Artist : Matthew Barney
“As David Hume observed, culture is about objects and institutions that survive their makers and the fecklessness of their patrons.”
-Dave Hickey, Pirates and Farmers, 2013
What if we walked into an exhibition and looked at an art object keeping in mind not only the claim of the artist, but also the significance of the ties and nodes of its constitutive network of power and money?
The modes of production of an artwork and the forces driving its placement in an exhibition, museum, or collection are often highly inter-connected; still, all the curators interviewed for this project have agreed that the presumably autonomous meaning of the work has to be detached from the economic and power dynamics behind its production and placement. These dynamics should arguably be kept behind closed doors, becoming hearsay, if not gossip. Curatorial practice plays an important role in keeping these two dimensions apart. But who benefits the most from this separation? Is it the work, the artist, or the institution? Is it the general public or, at the end of the day, is it neo-liberalism? And is it true that the detachment of capital from meaning has served art well? As a matter of fact, this separation has also resulted in the creation of ‘grey areas’ of business. Especially as the art market has grown from the small, passionate community of the early 1990s to a $50 billion industry today.
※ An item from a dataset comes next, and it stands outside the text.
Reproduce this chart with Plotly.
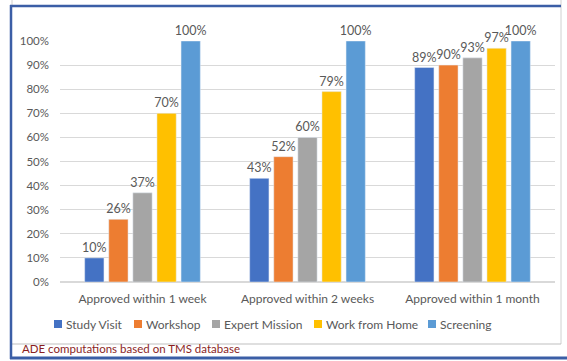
import plotly.graph_objects as go

categories = ["Approved within 1 week", "Approved within 2 weeks", "Approved within 1 month"]
study_visit = [10, 43, 89]
workshop = [26, 52, 90]
expert_mission = [37, 60, 93]
work_from_home = [70, 79, 97]
screening = [100, 100, 100]

series = [
    ("Study Visit", study_visit, "#4472C4"),
    ("Workshop", workshop, "#ED7D31"),
    ("Expert Mission", expert_mission, "#A5A5A5"),
    ("Work from Home", work_from_home, "#FFC000"),
    ("Screening", screening, "#5B9BD5"),
]

W, H = 567, 361
L, R, T, B = 60, 12, 41, 79
PW, PH = W - L - R, H - T - B

def px(x):
    return (x - L) / PW

def py(y):
    return (H - B - y) / PH

FONT = "Lato"
GREY = "#595959"

fig = go.Figure()
for name, vals, col in series:
    fig.add_trace(go.Bar(
        x=categories, y=vals, name=name, marker_color=col,
        text=[f"{v}%" for v in vals], textposition="outside",
        textfont=dict(family=FONT, size=12.5, color=GREY),
        cliponaxis=False, constraintext="none", showlegend=False,
    ))

# legend (layout positions, pixels)
legend_x = [54, 134, 212, 314, 428]
legend_y = 324
shapes = []
annotations = []
for (name, _, col), lx in zip(series, legend_x):
    shapes.append(dict(type="rect", xref="paper", yref="paper",
                       x0=px(lx), x1=px(lx + 8), y0=py(legend_y - 4), y1=py(legend_y + 4),
                       fillcolor=col, line=dict(width=0)))
    annotations.append(dict(text=name, xref="paper", yref="paper", x=px(lx + 10), y=py(legend_y),
                            xanchor="left", yanchor="middle", showarrow=False,
                            font=dict(family=FONT, size=12, color=GREY)))

shapes += [
    dict(type="line", xref="paper", yref="paper", x0=px(561), x1=px(561), y0=py(0), y1=py(344),
         line=dict(color="#D0D0D0", width=1)),
    dict(type="line", xref="paper", yref="paper", x0=px(12), x1=px(12), y0=py(0), y1=py(6),
         line=dict(color="#D0D0D0", width=1)),
    dict(type="line", xref="paper", yref="paper", x0=px(10), x1=px(561), y0=py(344), y1=py(344),
         line=dict(color="#BFBFBF", width=1)),
    dict(type="line", xref="paper", yref="paper", x0=px(11), x1=px(11), y0=py(5), y1=py(359),
         line=dict(color="#3B5EA6", width=2.5)),
    dict(type="line", xref="paper", yref="paper", x0=px(10), x1=px(561), y0=py(6), y1=py(6),
         line=dict(color="#3B5EA6", width=2.5)),
    dict(type="line", xref="paper", yref="paper", x0=px(10), x1=px(570), y0=py(358), y1=py(358),
         line=dict(color="#3B5EA6", width=3)),
]
annotations.append(dict(text="ADE computations based on TMS database", xref="paper", yref="paper",
                        x=px(20), y=py(348), xanchor="left", yanchor="middle", showarrow=False,
                        font=dict(family=FONT, size=11.5, color="#8B1E1E")))

fig.update_layout(
    width=W, height=H,
    margin=dict(l=L, r=R, t=T, b=B, autoexpand=False),
    paper_bgcolor="white", plot_bgcolor="white",
    barmode="group", bargap=0.27, bargroupgap=0.2,
    font=dict(family=FONT, size=11, color=GREY),
    showlegend=False,
    xaxis=dict(showgrid=False, showline=False, ticks="", automargin=False,
               tickfont=dict(family=FONT, size=12, color=GREY), ticklabelstandoff=8),
    yaxis=dict(range=[0, 100], dtick=10, ticksuffix="%", showgrid=True, gridcolor="#D9D9D9",
               gridwidth=1, zeroline=True, zerolinecolor="#D9D9D9", showline=False, automargin=False,
               tickfont=dict(family=FONT, size=11.5, color=GREY), ticklabelstandoff=10),
    shapes=shapes,
    annotations=annotations,
)

fig.write_html("out.html", config={"displayModeBar": False},
               post_script="document.body.style.margin='0px';document.body.style.overflow='hidden';")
Participants in the art field have argued that for the last 20 years the relationship between dealers, collectors and curatorial practitioners has never been properly regulated because personal ethics were usually sufficient to steer a true course. Nonetheless, individual principles cannot be expected to withstand the avalanche of private wealth that, quite dramatically, hit the contemporary art field over the last two decades. The complexity of dealing with the strings attached to financial support in the arts is growing at the same pace as the number of individuals of great means who have been recently involved in the art world. This new crowd of patrons can’t understand why there’s a genuine resistance to the way private funding shapes the production of art and its meaning. The lack of regulation – and, more generally, the lack of accountability – is favorable for these individuals. It distorts what is accepted as common practice through the few official policies in place.
Many art professionals insist there is no need to further scrutinize a market that prompts few consumer complaints. But has self-monitoring kept pace with the increasing treatment of art as a commodity?